Pfarrer Munther Isaac, Dozent am Bethlehem Bible College, beschrieb Gendergerechtigkeit als wesentlichen Wert lutherischen Glaubens und lutherischer Lehre: „Die Sünde hat die Beziehung zwischen Mann und Frau zerstört und wir arbeiten immer noch daran, Ausgewogenheit und Respekt wiederherzustellen. Wir sind alle gleichermassen schuldig vor Gott, für den Gerechtigkeit Gleichheit, Transparenz und Rechenschaft erfordert.“

Bewusstseinsbildung

Das Seminar sprach eine Reihe Empfehlungen aus. So sei eine weitere Bewusstseinsbildung über die Rechte von Frauen und Mädchen, die Situation in religionsübergreifenden Ehen und Familien und über Strategien notwendig, wie Männer in die Debatte über Gendergerechtigkeit eingebunden werden können. Weiterhin wurde die Kirche aufgefordert, mehr Frauen zum Theologiestudium zu ermutigen und auf das ordinierte Amt vorzubereiten. Die ELKJHL betreibt verschiedene Bildungseinrichtungen und -programme, daher sollten Konzepte entwickelt werden, wie die Bewusstseinsbildung über Gendergerechtigkeit in Lehrpläne von Schulen und anderen Bildungsprogrammen integriert werden könne.
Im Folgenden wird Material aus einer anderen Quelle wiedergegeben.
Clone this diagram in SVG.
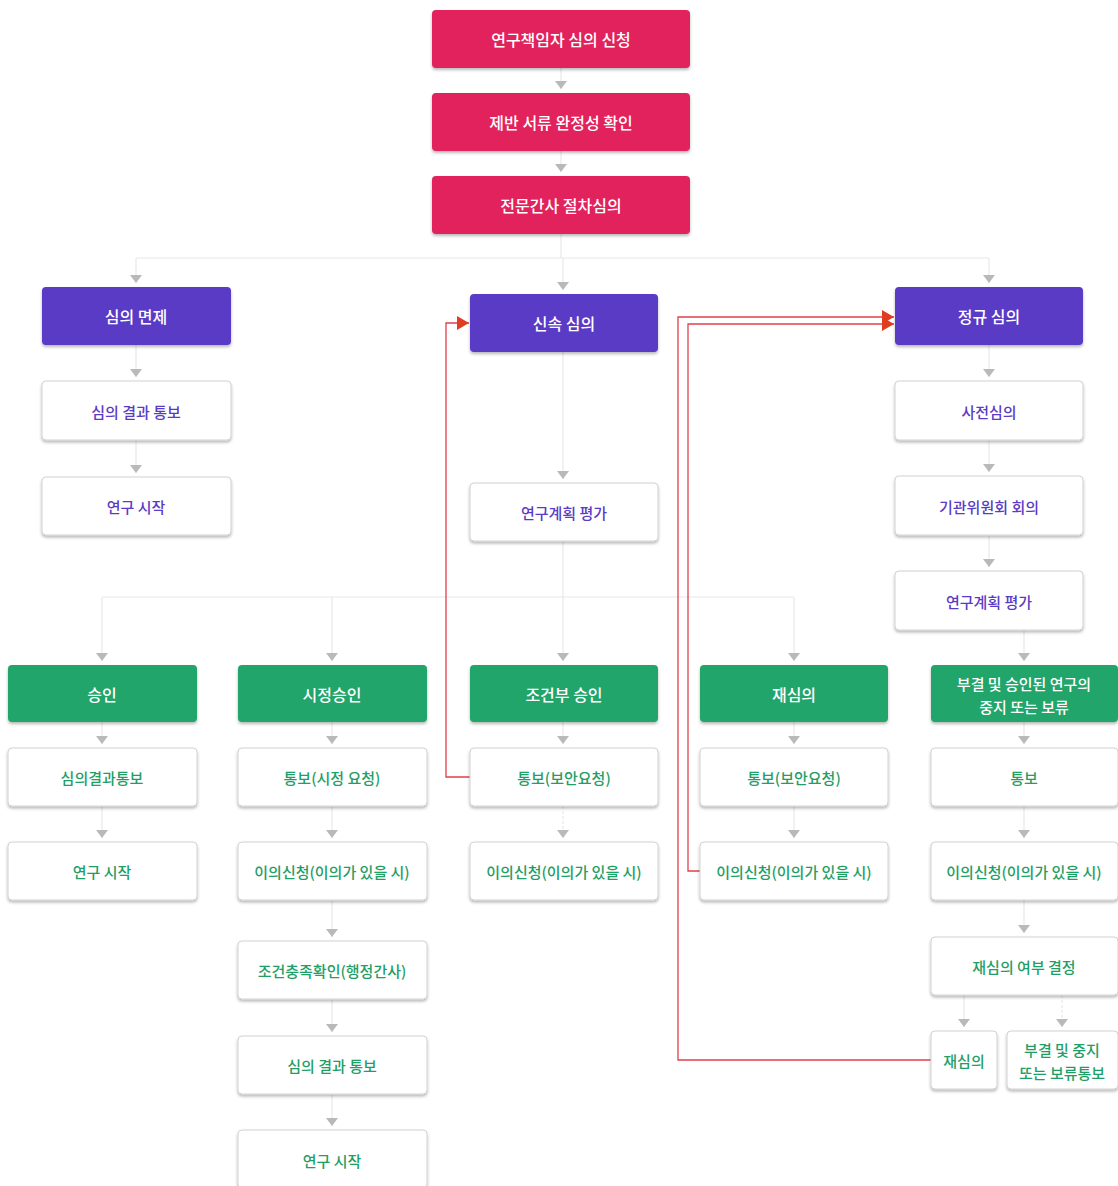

Im Namen des Frauenkomitees der ELKJHL erklärte die Mitorganisatorin des Seminars, Suad Younan, sie sei überzeugt, dass die Kirche im Blick auf Menschen-, Familien- und Frauenrechte den richtigen Weg beschreite, und rief die Kirche auf, ihre prophetische Stimme und wirksamen Instrumente einzusetzen, „um das kirchliche und soziopolitische Inventar zu hinterfragen“. Es sei wichtig, gemeinsam mit der Frauenkoalition in Palästina „die UN-Resolution 1325 [über Frauen, Frieden und Sicherheit] zu fördern und zu stärken und in Sachen CEDAW aktiver zu sein mit dem Ziel, Unrecht in der palästinensischen Gesellschaft zu beobachten und zur Kenntnis zu bringen.“

„Dieses Seminar war ein grosser Erfolg, denn es hat die lutherischen Kirchengemeinden […] zu einem wichtigen Dialog, zur Weiterbildung und zum Austausch über Gendergerechtigkeit im Heiligen Land zusammengeführt“, erklärte Dr. Munib A. Younan, Bischof der ELKJHL und Präsident des LWB.

Der ELKJHL gehören etwa 3.000 Gläubige in sieben Gemeinden in Jerusalem, Ramallah, der Region Bethlehem, in Amman und an der jordanischen Taufstelle an.